Fiscal Policy Review of Arab States 2019
This fiscal review is first in the series following the ESCWA 2017 flagship report “Rethinking Fiscal Policy for the Arab Region”. A major focus of this fiscal policy review 2019 is to create a baseline database on tax reforms undertaken by Arab States during 2010 and 2018, covering personal income tax, corporate income tax, capital gains and dividends, property tax, value added tax and general sales tax. The role of tax expenditure provisions and recent subsidy reforms across the region, as part of fiscal consolidation efforts, are discussed briefly in this review as well. The main objective of the review is to assess the efficiency and progressivity of fiscal policy reforms initiated by the Arab States toward expanding their fiscal space. The findings of the review suggest that the Arab region has witnessed significant economic and political shocks and falling oil prices that have a continuous downside effect on economic growth and buoyancy of revenues starting with global economic downturn in 2008 till 2018. It is a decade of losses across the country clusters in the region albeit there are differences among countries within each cluster.

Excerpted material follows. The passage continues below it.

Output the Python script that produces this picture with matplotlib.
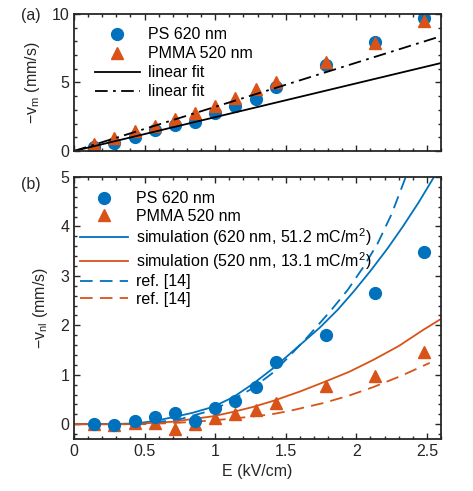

In oil-rich countries, fiscal policy reforms have targeted to diversify revenue base, whereas in the oil-poor middle income countries, the focus of reforms have been to expand the tax base and undertake fiscal consolidation through subsidy reforms. Questions remain, however, regarding the effectiveness and distributional consequences of these fiscal policy reforms as major reforms have targeted indirect taxes rather than through income or wealth tax reforms. The trends in vulnerabilities to debt and external debt, reduced concessional borrowing, and subdued inflow of foreign direct investments to several reforms remain worrisome in terms of expanding fiscal space. Furthermore, low share of development assistance to sectors that impact the achievement of SDGs the most, such as to health, education, water supply and sanitation, and productive sectors, risk economic progress and progress of SDGs in the region, especially in the low-income countries.